Every part of this magazine has a word count, from this column (500 words) to Class Notes (23,000). And if you’ve ever seen a little kid, pencil in hand, scrunch the last few words of his story into the bottom corner of his paper, you know that it’s never easy to fit all your words.

Sometimes cutting words to fit the space is like sanding butter. Other times it’s like being in a crowded lifeboat and choosing which good words to deep-six.

Writer Victoria Tilney McDonough ’87, in her profile of Peter O’Shea ’88, co-designer of the free-speech monument in Charlottesville, Va., got this great quote from O’Shea’s collaborator, Robert Winstead: “Pete thinks by making. I have watched in amazement as he generated incredible designs with a lump of red clay or a scrap of plywood, or with chalk on a sidewalk. He has the raw talent, but he also has a passion and drive to make the world a better place. I always appreciate his lack of hesitation in the face of complex problems.” But you won’t see it in her story.

I wrote an item about how Professor of Theater Paul Kuritz casts a play, in this case The Contrast, but couldn’t include his answer about how the 18th-century play would be costumed: “Beautifully,” he said, with clothes on loan from Colonial Williamsburg, thanks to costume designer Christine McDowell’s connections with the living museum.

The photo essay on President Hansen and junior Meg Creedon’s job switch had little to say about Creedon, who has used Bates as a platform from which to launch her self-designed major in the “ecology of human identity development.” Simply but complexly put, she wants to know “what makes a person become who they are.” She’s already earned three Bates grants for off-campus projects including one to study at Cloud Forest School in Costa Rica and one for a fellowship at the Heifer Project International farm in Rutland, Mass. Right now, she’s in Peru volunteering at a children’s medical clinic.
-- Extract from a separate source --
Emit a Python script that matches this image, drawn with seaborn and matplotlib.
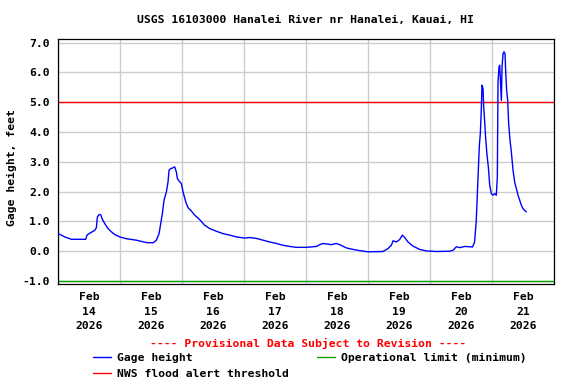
# Grafico altezza idrometrica - Hanalei River (USGS 16103000)
# ricostruzione del grafico a 7 giorni con soglie

import pandas as pd
import numpy as np
import matplotlib
matplotlib.use("Agg")
import matplotlib.pyplot as plt
import matplotlib.dates as mdates
from matplotlib.lines import Line2D
import seaborn as sns

# dati
titolo = "USGS 16103000 Hanalei River nr Hanalei, Kauai, HI"
inizio = pd.Timestamp("2026-02-14 00:00")
fine = pd.Timestamp("2026-02-22 00:00")

# giorni trascorsi da Feb 14 00:00
giorni = [
    0.000, 0.054, 0.108, 0.189, 0.216, 0.447, 0.468, 0.500, 0.549, 0.592,
    0.619, 0.635, 0.662, 0.689, 0.716, 0.753, 0.807, 0.861, 0.915, 0.995,
    1.103, 1.264, 1.425, 1.533, 1.587, 1.630, 1.656, 1.683, 1.710, 1.748,
    1.775, 1.791, 1.818, 1.855, 1.882, 1.909, 1.925, 1.963, 1.990, 2.017,
    2.060, 2.097, 2.151, 2.205, 2.285, 2.366, 2.447, 2.554, 2.662, 2.769,
    2.877, 3.011, 3.092, 3.199, 3.307, 3.415, 3.522, 3.630, 3.737, 3.845,
    4.006, 4.167, 4.221, 4.275, 4.409, 4.490, 4.544, 4.651, 4.759, 4.866,
    5.000, 5.242, 5.323, 5.377, 5.404, 5.457, 5.511, 5.554, 5.592, 5.645,
    5.726, 5.834, 5.941, 6.103, 6.318, 6.371, 6.425, 6.479, 6.560, 6.640,
    6.685, 6.718, 6.745, 6.759, 6.780, 6.796, 6.812, 6.828, 6.839, 6.855,
    6.866, 6.882, 6.898, 6.920, 6.941, 6.963, 6.990, 7.016, 7.044, 7.070,
    7.086, 7.097, 7.113, 7.124, 7.140, 7.151, 7.162, 7.178, 7.194, 7.210,
    7.221, 7.236, 7.253, 7.269, 7.291, 7.312, 7.339, 7.366, 7.393, 7.420,
    7.447, 7.474, 7.500, 7.527, 7.554,
]

# altezza idrometrica (feet)
altezza = [
    0.59, 0.54, 0.48, 0.42, 0.40, 0.40, 0.54, 0.59, 0.65, 0.70,
    0.79, 1.15, 1.23, 1.22, 1.07, 0.93, 0.76, 0.65, 0.56, 0.48,
    0.42, 0.37, 0.29, 0.28, 0.37, 0.59, 0.93, 1.26, 1.71, 1.99,
    2.33, 2.72, 2.77, 2.80, 2.83, 2.66, 2.44, 2.33, 2.27, 1.99,
    1.66, 1.46, 1.35, 1.21, 1.06, 0.87, 0.76, 0.67, 0.59, 0.54,
    0.48, 0.44, 0.46, 0.43, 0.37, 0.31, 0.26, 0.20, 0.16, 0.13,
    0.13, 0.16, 0.22, 0.26, 0.22, 0.26, 0.22, 0.11, 0.06, 0.02,
    -0.02, -0.01, 0.09, 0.20, 0.35, 0.31, 0.39, 0.54, 0.46, 0.31,
    0.17, 0.06, 0.01, -0.01, 0.00, 0.03, 0.15, 0.12, 0.16, 0.15,
    0.14, 0.30, 0.98, 1.69, 2.81, 3.55, 3.95, 4.79, 5.57, 5.46,
    4.84, 4.34, 3.78, 3.22, 2.83, 2.21, 1.93, 1.88, 1.93, 1.88,
    2.49, 5.68, 6.18, 6.24, 5.51, 5.06, 6.18, 6.63, 6.69, 6.63,
    6.02, 5.40, 5.06, 4.28, 3.72, 3.33, 2.72, 2.32, 2.10, 1.88,
    1.71, 1.54, 1.43, 1.37, 1.32,
]

soglia_nws = 5.0          # NWS flood alert threshold
limite_operativo = -1.0   # operational limit (minimum)
tick_y = [-1.0, 0.0, 1.0, 2.0, 3.0, 4.0, 5.0, 6.0, 7.0]

# colori
BLU = "#0000ff"
ROSSO = "#ff0000"
VERDE = "#00a000"
GRIGIO = "#cccccc"
DIM = 8.2

# stile (dopo set_theme, altrimenti viene sovrascritto)
sns.set_theme(style="white")
plt.rcParams["font.family"] = ["DejaVu Sans Mono"]
plt.rcParams["font.weight"] = "bold"
plt.rcParams["font.size"] = DIM
plt.rcParams["xtick.labelsize"] = DIM
plt.rcParams["ytick.labelsize"] = DIM
plt.rcParams["axes.labelsize"] = DIM
plt.rcParams["axes.labelweight"] = "bold"
plt.rcParams["legend.fontsize"] = DIM
plt.rcParams["text.color"] = "black"
plt.rcParams["axes.labelcolor"] = "black"
plt.rcParams["xtick.color"] = "black"
plt.rcParams["ytick.color"] = "black"

df = pd.DataFrame({
    "tempo": inizio + pd.to_timedelta(giorni, unit="D"),
    "altezza": altezza,
})

fig = plt.figure(figsize=(5.76, 3.84), dpi=100)
ax = fig.add_axes([58 / 576, 1 - 284 / 384, (554 - 58) / 576, (284 - 39) / 384])

# soglie orizzontali
ax.axhline(soglia_nws, color=ROSSO, lw=1.0, zorder=2)
ax.axhline(limite_operativo, color=VERDE, lw=1.0, zorder=2)

# serie principale
sns.lineplot(data=df, x="tempo", y="altezza", color=BLU, lw=1.0,
             estimator=None, ax=ax, zorder=3)

ax.set_xlim(inizio, fine)
ax.set_ylim(-1.1, 7.12)

# asse x: etichette a mezzogiorno, griglia a mezzanotte
mezzogiorni = pd.date_range(inizio + pd.Timedelta(hours=12), periods=8, freq="D")
ax.set_xticks(mezzogiorni, labels=[t.strftime("%b\n%d\n%Y") for t in mezzogiorni],
              linespacing=1.55)
ax.xaxis.set_minor_locator(mdates.DayLocator())
ax.set_yticks(tick_y)
ax.yaxis.set_major_formatter(plt.FormatStrFormatter("%.1f"))

ax.tick_params(axis="both", which="both", length=0)
ax.tick_params(axis="x", pad=6)
ax.tick_params(axis="y", pad=6)

ax.grid(False)
ax.xaxis.grid(True, which="minor", color=GRIGIO, lw=1.0)
ax.yaxis.grid(True, which="major", color=GRIGIO, lw=1.0)
ax.set_axisbelow(True)

for lato in ax.spines.values():
    lato.set_color("black")
    lato.set_linewidth(0.9)

ax.set_xlabel("")
ax.set_ylabel("Gage height, feet")
ax.yaxis.set_label_coords(-0.083, 0.476)

# titolo e nota provvisoria
fig.text(305 / 576, 1 - 20 / 384, titolo, ha="center", va="center")
fig.text(308 / 576, 1 - 343 / 384,
         "---- Provisional Data Subject to Revision ----",
         color=ROSSO, ha="center", va="center")

# legenda sotto il grafico
maniglie = [
    Line2D([], [], color=BLU, lw=1.0),
    Line2D([], [], color=ROSSO, lw=1.0),
    Line2D([], [], color=VERDE, lw=1.0),
]
etichette = ["Gage height", "NWS flood alert threshold", "Operational limit (minimum)"]
fig.legend(maniglie, etichette, ncol=2, loc="upper left",
           bbox_to_anchor=(93 / 576, 1 - 353 / 384),
           frameon=False, handlelength=1.55, handletextpad=0.55,
           columnspacing=2.5, labelspacing=0.5, borderpad=0, borderaxespad=0)

plt.savefig("out.png", dpi=100)
plt.close()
Staff writer Doug Hubley, who wrote the Quad Angles item on Lew Turlish’s jazz-flavored reminiscences of the 1950s, would liked to have explained the talk’s setting: the Lunch and Learn series. Classically egalitarian, it features staff and faculty sharing expertise in everything from the stock market to fly fishing. (Psych professor Kathy Low’s session on mood disorders was SRO.)

Also not making the cut was one option for this issue’s Quiz: Name the Lewiston cop with whom Bates Student reporter Jon Hall ’83 — now an anchor-reporter with Boston’s NBC affiliate — spent a night in 1982 on patrol in a Chrysler K-Car cruiser? That would be Tom Carey ’73, then a Lewiston sergeant, later with the FBI for many years, and now Bates’ security chief. “We give [students] the benefit of the doubt when things get out of control,” he said in ’82. “You don’t want to give someone a criminal record over something…short term in duration.”

Short is right: this makes 499 words.